Il y a des gens qui, étant effrayés de cette vérité, en accordent la moitié, comme des débiteurs qui offrent moitié à leurs créanciers, et demandent répit pour le reste. Il y a, disent-ils, des événements nécessaires, et d’autres qui ne le sont pas. Il serait plaisant qu’une partie de ce monde fût arrangée, et que l’autre ne le fût point ; qu’une partie de ce qui arrive dût arriver, et qu’une autre partie de ce qui arrive ne dût pas arriver. Quand on y regarde de près, on voit que la doctrine contraire à celle du destin est absurde ; mais il y a beaucoup de gens destinés à raisonner mal ; d’autres, à ne point raisonner du tout ; d’autres, à persécuter ceux qui raisonnent[4].

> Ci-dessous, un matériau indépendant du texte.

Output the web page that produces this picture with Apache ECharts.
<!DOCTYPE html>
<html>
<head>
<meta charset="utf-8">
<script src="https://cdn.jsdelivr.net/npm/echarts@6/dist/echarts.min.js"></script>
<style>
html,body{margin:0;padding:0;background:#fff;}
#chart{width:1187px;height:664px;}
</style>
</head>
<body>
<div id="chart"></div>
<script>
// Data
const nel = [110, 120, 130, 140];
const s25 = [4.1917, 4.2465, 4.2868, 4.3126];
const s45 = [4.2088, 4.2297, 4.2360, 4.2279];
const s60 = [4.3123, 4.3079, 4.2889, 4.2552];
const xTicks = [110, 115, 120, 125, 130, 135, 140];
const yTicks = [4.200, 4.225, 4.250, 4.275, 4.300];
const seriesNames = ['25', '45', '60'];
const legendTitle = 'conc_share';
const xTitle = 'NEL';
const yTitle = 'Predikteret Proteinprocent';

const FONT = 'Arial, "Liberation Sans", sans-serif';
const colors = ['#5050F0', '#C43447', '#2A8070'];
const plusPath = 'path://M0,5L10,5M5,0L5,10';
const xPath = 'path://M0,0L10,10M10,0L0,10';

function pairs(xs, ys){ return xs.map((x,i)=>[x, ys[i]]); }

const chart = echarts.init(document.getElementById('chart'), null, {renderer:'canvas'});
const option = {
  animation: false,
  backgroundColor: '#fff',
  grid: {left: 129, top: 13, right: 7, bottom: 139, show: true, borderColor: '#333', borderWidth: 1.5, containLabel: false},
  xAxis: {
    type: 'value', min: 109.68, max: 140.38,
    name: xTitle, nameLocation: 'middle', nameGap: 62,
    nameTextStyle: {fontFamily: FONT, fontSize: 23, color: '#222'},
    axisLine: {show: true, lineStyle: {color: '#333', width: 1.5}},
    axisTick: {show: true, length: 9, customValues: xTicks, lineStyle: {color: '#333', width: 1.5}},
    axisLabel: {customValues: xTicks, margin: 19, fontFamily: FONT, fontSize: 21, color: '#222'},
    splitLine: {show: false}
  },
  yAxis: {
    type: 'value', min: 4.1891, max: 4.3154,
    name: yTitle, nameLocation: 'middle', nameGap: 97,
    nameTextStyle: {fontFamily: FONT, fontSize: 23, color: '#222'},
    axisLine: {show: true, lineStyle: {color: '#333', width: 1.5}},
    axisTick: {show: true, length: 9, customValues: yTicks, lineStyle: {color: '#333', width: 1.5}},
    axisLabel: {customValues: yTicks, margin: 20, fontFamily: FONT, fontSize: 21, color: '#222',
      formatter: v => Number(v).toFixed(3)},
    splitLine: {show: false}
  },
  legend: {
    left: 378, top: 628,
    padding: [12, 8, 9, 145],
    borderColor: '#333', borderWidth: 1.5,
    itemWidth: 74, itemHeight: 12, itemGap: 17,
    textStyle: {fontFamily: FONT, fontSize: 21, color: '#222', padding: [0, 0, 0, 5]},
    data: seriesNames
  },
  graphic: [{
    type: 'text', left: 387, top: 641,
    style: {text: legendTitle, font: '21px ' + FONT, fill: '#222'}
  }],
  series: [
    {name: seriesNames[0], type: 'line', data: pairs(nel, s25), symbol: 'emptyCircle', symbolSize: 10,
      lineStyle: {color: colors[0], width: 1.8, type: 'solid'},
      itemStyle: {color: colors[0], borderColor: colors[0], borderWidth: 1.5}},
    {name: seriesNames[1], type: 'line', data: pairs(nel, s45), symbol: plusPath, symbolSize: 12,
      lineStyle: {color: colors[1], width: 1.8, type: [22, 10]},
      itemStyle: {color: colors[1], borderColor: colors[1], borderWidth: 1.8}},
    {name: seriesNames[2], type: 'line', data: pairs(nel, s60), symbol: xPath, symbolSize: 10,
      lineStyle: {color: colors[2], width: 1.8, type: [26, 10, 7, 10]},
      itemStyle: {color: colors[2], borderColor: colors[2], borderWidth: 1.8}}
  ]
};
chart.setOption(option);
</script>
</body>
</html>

Quelques-uns vous disent : Ne croyez pas au fatalisme, car alors, tout vous paraissant inévitable, vous ne travaillerez à rien, vous croupirez dans l’indifférence, vous n’aimerez ni les richesses, ni les honneurs, ni les louanges ; vous ne voudrez rien acquérir, vous vous croirez sans mérite comme sans pouvoir ; aucun talent ne sera cultivé, tout périra par l’apathie.

Ne craignez rien, messieurs, nous aurons toujours des passions et des préjugés, puisque c’est notre destinée d’être soumis aux préjugés et aux passions ; nous saurons bien qu’il ne dépend pas plus de nous d’avoir beaucoup de mérite et de grands talents que d’avoir les cheveux bien plantés et la main belle ; nous serons convaincus qu’il ne faut tirer vanité de rien, et cependant nous aurons toujours de la vanité.

J’ai nécessairement la passion d’écrire ceci ; et toi, tu as la passion de me condamner : nous sommes tous deux également sots, également les jouets de la destinée. Ta nature est de faire du mal ; la mienne est d’aimer la vérité, et de la publier malgré toi.

Le hibou, qui se nourrit de souris dans sa masure, a dit au rossignol : Cesse de chanter sous tes beaux ombrages, viens dans mon trou, afin que je t’y dévore ; et le rossignol a répondu : Je suis né pour chanter ici, et pour me moquer de toi.

Vous me demandez ce que deviendra la liberté. Je ne vous entends pas. Je ne sais ce que c’est que cette liberté dont vous parlez ; il y a si longtemps que vous disputez sur sa nature qu’assurément vous ne la connaissez pas. Si vous voulez, ou plutôt, si vous pouvez examiner paisiblement avec moi ce que c’est, passez à la lettre L.


  1. Dictionnaire philosophique, 1764 ; et Questions sur l’Encyclopédie, 1771. (B.)
  2. Les premières lignes de cet alinéa n’existaient pas en 1764 ; on lisait alors : « Jupiter veut en vain sauver Hector ; il consulte les destinées, etc. » La nouvelle version date des Questions sur l’Encyclopédie, quatrième partie, 1771. (B.)
  3. Iliade, livre XXII. (Note de Voltaire.)
  4. Dans l’édition de 1764 du Dictionnaire philosophique venait ici le dernier alinéa (vous me demandez) qui terminait aussi l’article. L’addition est de 1771. (B.)